Did Trump ever officially register as a Democrat, Republican, or independent and when?
Executive summary
Donald J. Trump has officially changed his voter registration multiple times: first recorded as a Republican in New York in the late 1960s/1980s, then switching to the Independence/Reform Party in 1999, registering as a Democrat in 2001, returning to the Republican Party in 2009, registering as unaffiliated/independent in 2011, and most recently appearing on records as a Republican again by 2012 [1] [2] [3] [4] [5]. Public reporting and voter records cited by multiple outlets summarize these shifts as at least five party changes between 1987 and 2012 [2] [5].
1. The early record: Republican registrations in 1969 and 1987
Voter-registration summaries compiled in public records and secondary sources indicate Trump was registered as a Republican in Queens in 1969 and later registered as a Republican in Manhattan in 1987, establishing his earliest documented formal ties to the GOP on state voter rolls [1] [6].
2. The 1999 diversion: Independence Party / Reform Party affiliation
As he flirted with a third‑party presidential bid around 2000, Trump formally changed his New York registration to the Independence Party—the state affiliate of the Reform Party—during 1999, a move that aligned with his short-lived Reform Party presidential effort before he withdrew in early 2000 [2] [3] [5].
3. A Democratic registration in 2001
On the heels of the Reform/Independence episode, records and contemporary reporting show Trump registered as a Democrat in August 2001, a change often cited by journalists and fact‑checkers to underscore his fluid partisan identity during the early 2000s [2] [1].
4. Returning to the GOP, then independence, then GOP again (2009–2012)
Reporting and compiled timelines show Trump switched back to the Republican Party in 2009, then listed himself as having “no party affiliation” (independent) in December 2011, and by April 2012 had again registered as a Republican according to multiple summaries of voter‑registration history—an arc that analysts use to explain both his openness to third‑party runs and later full embrace of the Republican nomination [2] [4] [5].
5. How many times, and why the discrepancies in reporting?
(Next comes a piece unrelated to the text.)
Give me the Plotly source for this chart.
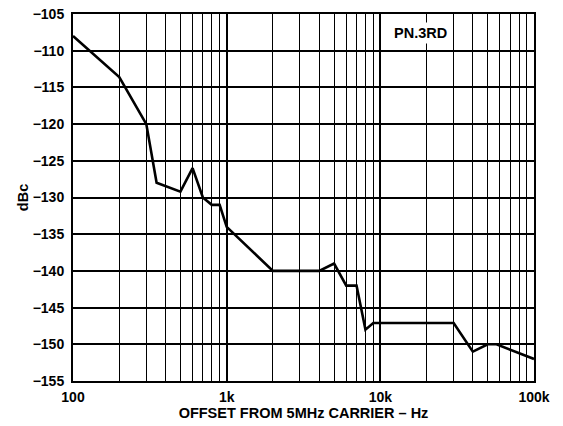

Most of the sources consulted describe “at least five” party changes between the late 1980s and 2012 and flag 1987, 1999, 2001, 2009, 2011 and 2012 as key dates, but language varies by outlet: some emphasize the 1987 Manhattan registration as the baseline while others trace an earlier 1969 Queens registration, producing slightly different tallies depending on whether the 1969 record is included [2] [3] [1] [5]. These discrepancies stem from different starting points, state‑level registration practices, and how outlets count each switch; the underlying primary sources cited (New York City Board of Elections and historical reporting) are the basis for the widely cited sequence [3] [4].
6. Context, motives, and competing interpretations
Analysts and reporters offer competing explanations: some portray the switches as opportunistic maneuvers tied to electoral strategy—registering where primaries mattered or signaling willingness to run outside the two major parties—while academic observers point to donation patterns and local business interests that made Democratic ties useful in heavily Democratic jurisdictions like New York [7] [8]. Media fact‑checks and timelines treat the registration history as a factual record without asserting motive, but political opponents have used the history to question Trump’s conservative bona fides and allies to emphasize his later and sustained Republican leadership [4] [5].
7. Reporting limits and what the records do not show
The available sources reliably document the sequence of registrations recorded on New York voter rolls and compiled timelines, but they do not—by themselves—prove internal motives, private deliberations, or every local registration nuance outside New York; therefore reporting confines itself to the documented changes and to competing interpretations offered in public reporting and analysis [2] [1] [5].